AARP Hearing Center
On Nov. 22, 1968, the Beatles unleashed The Beatles.
More commonly known as the White Album, the polychromatic, panoramic double album pinballed from the charging “Back in the U.S.S.R.” and metallic “Helter Skelter” to a playful “Rocky Raccoon,” heartfelt “Julia” and civil rights ballad “Blackbird.” It was a massive, messy and mismatched heap of Beatles’ brilliance.
Fifty years later, the White Album has been upgraded, megasized and clarified. The iconic foursome’s ninth studio album returns Nov. 9 with its 30 tracks newly mixed by producer Giles Martin (son of the late “fifth Beatle” George Martin) and mix engineer Sam Okell. The White Album reissue has been fattened with 27 acoustic demos and 50 session takes, most of which have never been released before.
Martin and Okell, who also oversaw 2017’s 50th anniversary edition of Sgt. Pepper’s Lonely Hearts Club Band, worked with a team of engineers and audio restoration specialists at Abbey Road Studios in London to create the new stereo and 5.1 surround sound mixes. All the White Album material was sourced directly from original four-track and eight-track session tapes, and Martin’s mix was guided by the original stereo mix produced by his father.
Tackling the mountain of White Album tapes was not the tallest hurdle for Martin, who has worked on a variety of Beatles’ albums as well as Ron Howard’s Eight Days a Week documentary and The Beatles: Rock Band video game.

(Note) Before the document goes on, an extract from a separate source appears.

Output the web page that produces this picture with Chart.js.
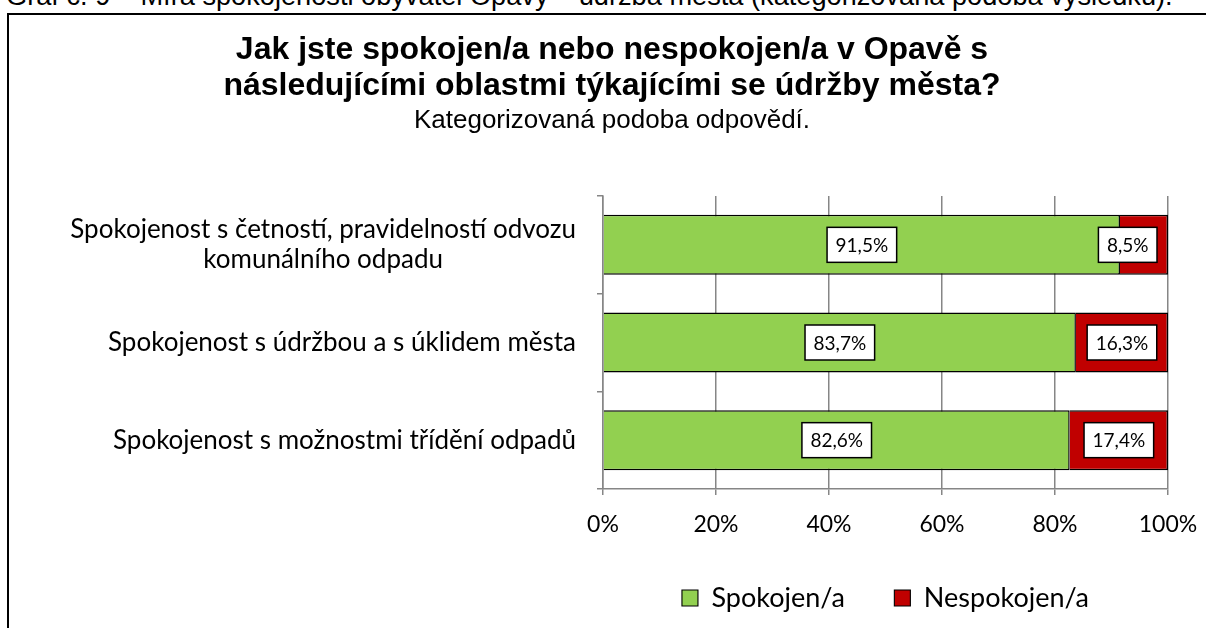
<!DOCTYPE html>
<html>
<head>
<meta charset="utf-8">
<script src="https://cdn.jsdelivr.net/npm/chart.js@4.4.1/dist/chart.umd.min.js"></script>
<style>
  html, body { margin: 0; padding: 0; background: #fff; overflow: hidden; width: 1206px; height: 628px; }
  #caption { position: absolute; left: 6px; top: -18px; font: 27.2px/27.2px "Liberation Sans", Arial, sans-serif; white-space: nowrap; color: #000; }
  #frame { position: absolute; left: 7px; top: 13px; width: 1300px; height: 700px; border-left: 2px solid #000; border-top: 2px solid #000; }
  #wrap { position: absolute; left: 9px; top: 15px; width: 1206px; height: 613px; }
</style>
</head>
<body>
<div id="caption">Graf č. 9 – Míra spokojenosti obyvatel Opavy – údržba města (kategorizovaná podoba výsledků).</div>
<div id="frame"></div>
<div id="wrap"><canvas id="chart" width="1206" height="613"></canvas></div>
<script>
const titleLines = ['Jak jste spokojen/a nebo nespokojen/a v Opavě s', 'následujícími oblastmi týkajícími se údržby města?'];
const subtitleText = 'Kategorizovaná podoba odpovědí.';

const categories = [
  ['Spokojenost s četností, pravidelností odvozu', 'komunálního odpadu'],
  'Spokojenost s údržbou a s úklidem města',
  'Spokojenost s možnostmi třídění odpadů'
];
const seriesNames = ['Spokojen/a', 'Nespokojen/a'];
const spokojen = [91.5, 83.7, 82.6];
const nespokojen = [8.5, 16.3, 17.4];

Chart.defaults.font.family = 'Lato, sans-serif';
Chart.defaults.color = '#000';

const gridGray = '#868686';
const barBorder = { top: 1.5, bottom: 1.5, left: 0, right: 1.5 };

function fmtPct(v) {
  return v.toFixed(1).replace('.', ',') + '%';
}

// category labels: block right aligned, lines centred inside the block
const yLabels = {
  id: 'yLabels',
  afterDraw(chart) {
    const ctx = chart.ctx;
    const ys = chart.scales.y;
    ctx.save();
    ctx.font = '26px Lato';
    ctx.fillStyle = '#000';
    ctx.textAlign = 'center';
    ctx.textBaseline = 'middle';
    categories.forEach((lab, i) => {
      const lines = Array.isArray(lab) ? lab : [lab];
      const w = Math.max(...lines.map(l => ctx.measureText(l).width));
      const cx = ys.right - 27 - w / 2;
      const y0 = ys.getPixelForValue(i) - (lines.length - 1) * 15;
      lines.forEach((l, j) => ctx.fillText(l, cx, y0 + j * 30));
    });
    ctx.restore();
  }
};

// white value boxes in the middle of each segment
const valueBoxes = {
  id: 'valueBoxes',
  afterDatasetsDraw(chart) {
    const ctx = chart.ctx;
    const area = chart.chartArea;
    ctx.save();
    ctx.font = '19px Lato';
    ctx.textAlign = 'center';
    ctx.textBaseline = 'middle';
    chart.data.datasets.forEach((ds, di) => {
      chart.getDatasetMeta(di).data.forEach((bar, i) => {
        const { x, y, base } = bar.getProps(['x', 'y', 'base'], true);
        const txt = fmtPct(ds.data[i]);
        const w = ctx.measureText(txt).width + 17;
        const h = 35;
        let cx = (x + base) / 2;
        cx = Math.min(cx, area.right - 11 - w / 2);
        ctx.fillStyle = '#fff';
        ctx.fillRect(cx - w / 2, y - h / 2, w, h);
        ctx.strokeStyle = '#000';
        ctx.lineWidth = 1.5;
        ctx.strokeRect(cx - w / 2, y - h / 2, w, h);
        ctx.fillStyle = '#000';
        ctx.fillText(txt, cx, y + 1);
      });
    });
    ctx.restore();
  }
};

new Chart(document.getElementById('chart'), {
  type: 'bar',
  data: {
    labels: categories,
    datasets: [
      {
        label: seriesNames[0],
        data: spokojen,
        backgroundColor: '#92d050',
        borderColor: '#000',
        borderWidth: barBorder,
        borderSkipped: false
      },
      {
        label: seriesNames[1],
        data: nespokojen,
        backgroundColor: '#c00000',
        borderColor: '#000',
        borderWidth: barBorder,
        borderSkipped: false
      }
    ]
  },
  options: {
    responsive: false,
    animation: false,
    indexAxis: 'y',
    categoryPercentage: 1,
    barPercentage: 0.614,
    layout: { padding: { bottom: 6.5 } },
    plugins: {
      title: {
        display: true,
        text: titleLines,
        color: '#000',
        font: { family: '"Liberation Sans", Arial, sans-serif', size: 32, weight: 'bold', lineHeight: 1.1 },
        padding: { top: 18, bottom: 2 }
      },
      subtitle: {
        display: true,
        text: subtitleText,
        color: '#000',
        font: { family: '"Liberation Sans", Arial, sans-serif', size: 26, weight: 'normal', lineHeight: 1.2 },
        padding: { top: 0, bottom: 59.4 }
      },
      legend: {
        position: 'bottom',
        fullSize: false,
        labels: { color: '#000', font: { size: 27 }, boxWidth: 16, boxHeight: 16, padding: 49.5 }
      },
      tooltip: { enabled: false }
    },
    scales: {
      x: {
        stacked: true,
        min: 0,
        max: 100,
        ticks: { stepSize: 20, callback: v => v + '%', color: '#000', font: { size: 23 }, padding: 16, maxRotation: 0 },
        grid: { color: gridGray, lineWidth: 1.5, tickLength: 6 },
        border: { color: gridGray, width: 1.5 },
        afterFit(s) { s.height = 46; }
      },
      y: {
        stacked: true,
        ticks: { display: false },
        grid: { drawOnChartArea: false, color: gridGray, lineWidth: 1.5, tickLength: 6 },
        border: { color: gridGray, width: 1.5 },
        afterFit(s) { s.width = 594; }
      },
      yRight: {
        type: 'category',
        labels: ['', '', ''],
        position: 'right',
        grid: { display: false },
        ticks: { display: false },
        border: { display: false },
        afterFit(s) { s.width = 47; }
      }
    }
  },
  plugins: [yLabels, valueBoxes]
});
</script>
</body>
</html>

“The biggest challenge of the White Album was keeping the character of the White Album,” Martin, 49, says. “It has that unmixed quality. It needs to feel like that. It’s not too clean, not too polished. It’s not Steely Dan. And there’s a lot of technical stuff. ‘Long, Long, Long,’ for instance. That should be open in the beginning, so when the drums come and hit you in the face, it’s all beautiful. Then there’s that middle section, which is compressed, so we changed the entire nature of the mix for that, which we can do now and they couldn’t do then.”

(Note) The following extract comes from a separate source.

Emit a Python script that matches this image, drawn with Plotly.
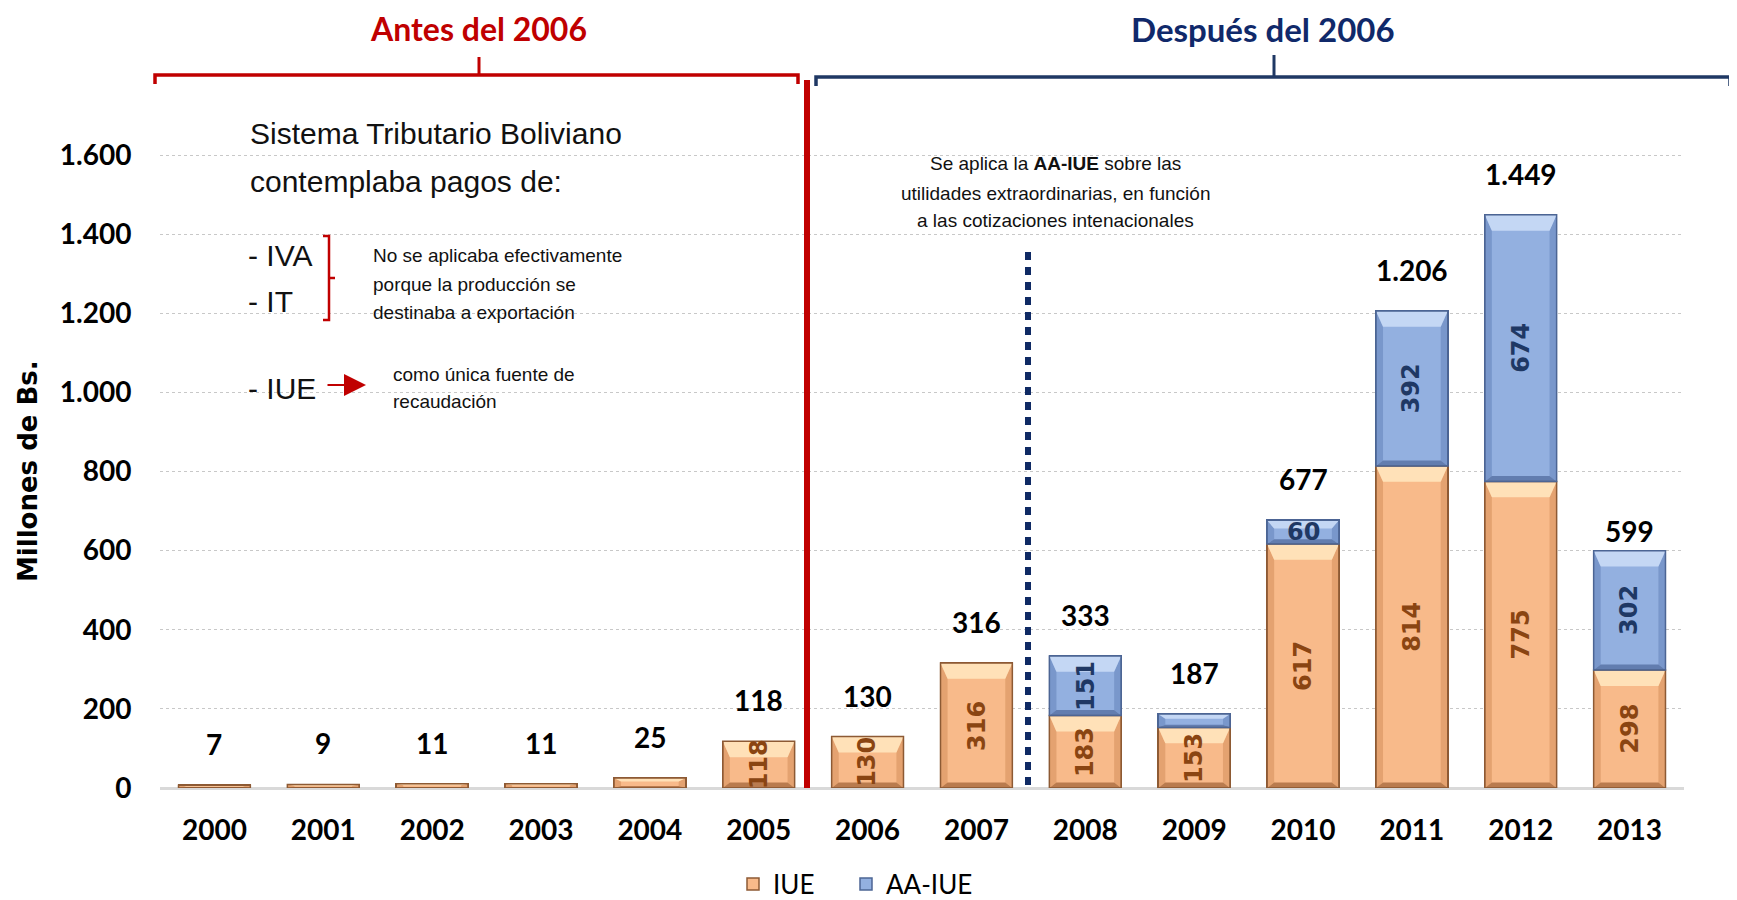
import plotly.graph_objects as go

years = ["2000", "2001", "2002", "2003", "2004", "2005", "2006",
         "2007", "2008", "2009", "2010", "2011", "2012", "2013"]
iue = [7, 9, 11, 11, 25, 118, 130, 316, 183, 153, 617, 814, 775, 298]
aa_iue = [0, 0, 0, 0, 0, 0, 0, 0, 151, 34, 60, 392, 674, 302]
totals = [7, 9, 11, 11, 25, 118, 130, 316, 333, 187, 677, 1206, 1449, 599]
y_ticks = [0, 200, 400, 600, 800, 1000, 1200, 1400, 1600]
Y_MAX = 1800

W, H = 1737, 900
OFF = 8                      # page body margin
SX0, SX1 = 160, 1684         # plot area in page pixels
SY0, SY1 = 76, 788
L, R = SX0 - OFF, W - (SX1 - OFF)
T, B = SY0 - OFF, H - (SY1 - OFF)
PW, PH = SX1 - SX0, SY1 - SY0


def px(x):
    return (x - SX0) / PW


def py(y):
    return (SY1 - y) / PH


def fmt(v):
    return f"{v:,}".replace(",", ".")


CAL = "Lato, 'Liberation Sans', Arial, sans-serif"
ARI = "'Liberation Sans', Arial, sans-serif"
VER = "'DejaVu Sans', Verdana, sans-serif"
RED = "#C00000"
NAVY = "#10296A"

STYLE = {
    "IUE": dict(face="#F8BA8A", top="#FFE6BC", side="#DE9C69", bot="#A96B3F", line="#8D5A34",
                label="#8A4512", legend="legend"),
    "AA-IUE": dict(face="#93B0E0", top="#CADBF6", side="#7391C5", bot="#5670A2", line="#4C6594",
                   label="#1F3864", legend="legend2"),
}

fig = go.Figure()
for name, vals in (("IUE", iue), ("AA-IUE", aa_iue)):
    st = STYLE[name]
    fig.add_trace(go.Bar(
        x=years, y=[v if v else None for v in vals], name=name, legend=st["legend"],
        marker=dict(color=st["face"], line=dict(color=st["line"], width=1.5)),
    ))

BW = 0.66
ann = []
shapes = []

# bevel decoration of every stacked segment, derived from the data
for i in range(len(years)):
    for name, base, val in (("IUE", 0, iue[i]), ("AA-IUE", iue[i], aa_iue[i])):
        if not val:
            continue
        st = STYLE[name]
        x0, x1 = i - BW / 2, i + BW / 2
        y0, y1 = base, base + val
        dx = 0.065
        dyt = min(40, val * 0.35)
        dyb = min(14, val * 0.2)

        def poly(pts, col, op=1.0):
            d = "M " + " L ".join(f"{a},{b}" for a, b in pts) + " Z"
            shapes.append(dict(type="path", xref="x", yref="y", path=d, fillcolor=col,
                               opacity=op, line=dict(width=0), layer="above"))

        poly([(x0, y1), (x0 + dx, y1 - dyt), (x0 + dx, y0 + dyb), (x0, y0)], st["side"], 0.8)
        poly([(x1, y1), (x1 - dx, y1 - dyt), (x1 - dx, y0 + dyb), (x1, y0)], st["side"], 0.8)
        poly([(x0, y0), (x1, y0), (x1 - dx, y0 + dyb), (x0 + dx, y0 + dyb)], st["bot"], 0.8)
        poly([(x0, y1), (x1, y1), (x1 - dx, y1 - dyt), (x0 + dx, y1 - dyt)], st["top"], 0.9)
        shapes.append(dict(type="rect", xref="x", yref="y", x0=x0, x1=x1, y0=y0, y1=y1,
                           line=dict(color=st["line"], width=1.5), layer="above"))
        if val >= 50:
            ann.append(dict(x=i, y=base + val / 2, xref="x", yref="y",
                            text=f"<b>{val}</b>", showarrow=False,
                            textangle=-90 if val >= 100 else 0,
                            font=dict(family=VER, size=24, color=st["label"])))

for i, yr in enumerate(years):
    ann.append(dict(x=i, y=totals[i], xref="x", yref="y", text=f"<b>{fmt(totals[i])}</b>",
                    showarrow=False, yshift=20 if yr == "2013" else 41,
                    font=dict(family=CAL, size=28, color="black")))

# y-axis title
ann.append(dict(x=px(28), y=py(471), xref="paper", yref="paper", text="<b>Millones de Bs.</b>",
                showarrow=False, textangle=-90, xanchor="center", yanchor="middle",
                font=dict(family=VER, size=26, color="black")))

# headings
ann.append(dict(x=px(478), y=py(29), xref="paper", yref="paper", text="<b>Antes del 2006</b>",
                showarrow=False, xanchor="center", yanchor="middle", borderpad=0,
                font=dict(family=CAL, size=32, color=RED)))
ann.append(dict(x=px(1263), y=py(29), xref="paper", yref="paper", text="<b>Después del 2006</b>",
                showarrow=False, xanchor="center", yanchor="middle", borderpad=0,
                font=dict(family=CAL, size=33, color=NAVY)))


def left_text(x, y, text, size):
    ann.append(dict(x=px(x), y=py(y), xref="paper", yref="paper", text=text,
                    showarrow=False, xanchor="left", yanchor="middle",
                    font=dict(family=ARI, size=size, color="#111111")))


left_text(248, 133, "Sistema Tributario Boliviano", 30)
left_text(248, 181, "contemplaba pagos de:", 30)
left_text(246, 256, "- IVA", 30)
left_text(246, 301, "- IT", 30)
left_text(246, 388, "- IUE", 30)
left_text(371, 256, "No se aplicaba efectivamente", 19)
left_text(371, 284, "porque la producción se", 19)
left_text(371, 312, "destinaba a exportación", 19)
left_text(391, 374, "como única fuente de", 19)
left_text(391, 401, "recaudación", 19)

for yy, t in ((163, "Se aplica la <b>AA-IUE</b> sobre las"),
              (193, "utilidades extraordinarias, en función"),
              (221, "a las cotizaciones intenacionales")):
    ann.append(dict(x=px(1055), y=py(yy), xref="paper", yref="paper", text=t,
                    showarrow=False, xanchor="center", yanchor="middle",
                    font=dict(family=ARI, size=19, color="#111111")))

# arrow
ann.append(dict(x=px(366), y=py(385), ax=-40, ay=0, xref="paper", yref="paper",
                text="", showarrow=True,
                arrowhead=2, arrowsize=2.2, arrowwidth=2, arrowcolor=RED))

# white boxes hiding gridlines behind the text blocks
shapes.append(dict(type="rect", xref="paper", yref="paper", x0=px(221), x1=px(705),
                   y0=py(430), y1=py(100), fillcolor="white", line=dict(width=0), layer="between"))
shapes.append(dict(type="rect", xref="paper", yref="paper", x0=px(853), x1=px(1239),
                   y0=py(250), y1=py(140), fillcolor="white", line=dict(width=0), layer="between"))


def path(pts, color, width):
    d = "M " + " L ".join(f"{px(a)},{py(b)}" for a, b in pts)
    shapes.append(dict(type="path", xref="paper", yref="paper", path=d,
                       line=dict(color=color, width=width)))


path([(155, 84), (155, 75), (798, 75), (798, 84)], RED, 3.5)
path([(479, 75), (479, 57)], RED, 3)
path([(816, 86), (816, 77), (1730, 77), (1730, 86)], "#1F3864", 3.5)
path([(1274, 77), (1274, 55)], "#1F3864", 3)
path([(323, 236), (329, 236), (329, 320), (323, 320)], RED, 2.5)
path([(329, 278), (335, 278)], RED, 2.5)

shapes.append(dict(type="line", xref="paper", yref="paper", x0=px(807), x1=px(807),
                   y0=py(80), y1=py(788), line=dict(color=RED, width=6)))
shapes.append(dict(type="line", xref="paper", yref="paper", x0=px(1028), x1=px(1028),
                   y0=py(252), y1=py(788), line=dict(color="#0F2A64", width=6, dash="8px,7px")))

leg_common = dict(orientation="h", yanchor="middle", xanchor="left",
                  font=dict(family=CAL, size=26, color="black"), bgcolor="rgba(0,0,0,0)")

fig.update_layout(
    width=W, height=H,
    margin=dict(l=L, r=R, t=T, b=B, autoexpand=False),
    barmode="stack", bargap=1 - BW,
    plot_bgcolor="white", paper_bgcolor="white",
    showlegend=True,
    legend=dict(x=px(733), y=py(884), **leg_common),
    legend2=dict(x=px(846), y=py(884), **leg_common),
    annotations=ann, shapes=shapes,
    xaxis=dict(type="category", showgrid=False, showline=False, zeroline=False,
               range=[-0.5, len(years) - 0.5],
               ticks="outside", ticklen=17, tickcolor="rgba(0,0,0,0)",
               tickfont=dict(family=CAL, size=28, color="black"),
               tickprefix="<b>", ticksuffix="</b>"),
    yaxis=dict(range=[0, Y_MAX], tickvals=y_ticks, ticktext=[f"<b>{fmt(v)}</b>" for v in y_ticks],
               showgrid=True, gridcolor="#C8C8C8", griddash="dot", gridwidth=1,
               zeroline=True, zerolinecolor="#D9D9D9", zerolinewidth=3,
               ticks="outside", ticklen=22, tickcolor="rgba(0,0,0,0)",
               tickfont=dict(family=CAL, size=28, color="black")),
)

fig.write_html("out.html")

At Abbey Road, Martin and his team continue to use much of the recording gear the Beatles actually used: Studio 3’s old REDD desk that produced Sgt. Pepper, the TG desk deployed for some Abbey Road tracks, plus the big mixing console. Enormous advances in technology have streamlined many tasks. But the machines are not Martin’s most critical asset.
“It’s important that you mix with your ears and not your technology,” says Martin, who trained early as his father’s “hearing dog,” helping him identify frequencies as his hearing failed. “At one stage on this album, I thought it sounded a bit digital. I went through the chain, and it turned out the thing that made it sound a little too modern was the Beatles’ Altec compressors we were using, which they used originally. I took them out, and it sounded less bright and fizzy.”